With race engines, it is preferred to balance the engine internally. That’s where the use of heavy metal slugs in a crank often comes in play. Something to keep in mind is that you cannot mix and match components (flywheels and flex plates, for example) between internally balanced and externally balanced engines. If they’re mixed, you can expect some remarkable vibrations and most likely some equally remarkable component failures!
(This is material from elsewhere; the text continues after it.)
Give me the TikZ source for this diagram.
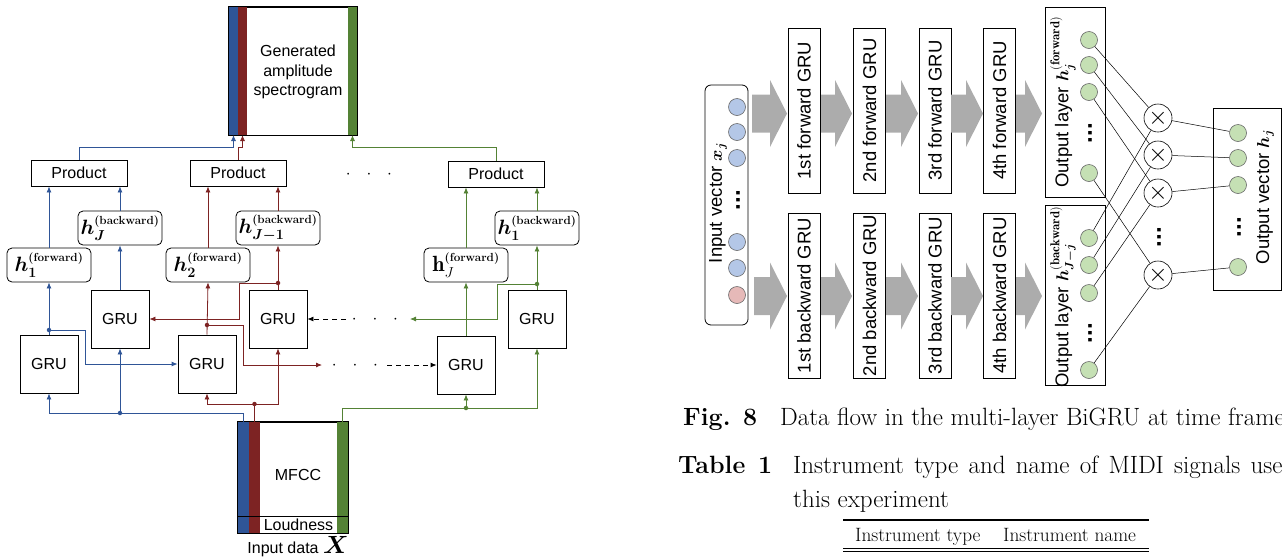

We’re out of room for this segment. Next time around, we’ll wrap up our series on racing cranks. There’s still a lot to learn with regard to balancing. And thanks to Tom Molnar for setting us straight on the topic.

Crankshafts Part 3 1

What you’re looking at is the generous fillet radius found on a Molnar crankshaft. There’s a catch here, though: If the gentle transition between the journal and the crank cheek proves too generous, you’ll never get the rod pairs to fit.

Crankshafts Part 3 2

A typical OEM high performance big block Chevy crank will be cross-drilled on the main bearing journal. This Molnar crank isn’t. There’s a reason for that. It can actually lead to rod bearing oil starvation (see the text for more details). If a piece of mechanic’s wire is inserted through the main journal’s holes (as is the case here), you can see it doesn't go through to the other side of the main. If the crank was cross-drilled, it would.

Crankshafts Part 3 3

The journals shown here and in the next photo have been nicely polished by Molnar.

Crankshafts Part 3 4

It’s easy enough to polish a crank, but it’s just as easy to polish it into a taper. A proper polish job will always be done in the direction of rotation.

Crankshafts Part 3 5

Once the oil holes on the rod and main journals are drilled, they often have sharp edges and the odd burr. The holes shown here are clean and nicely chamfered.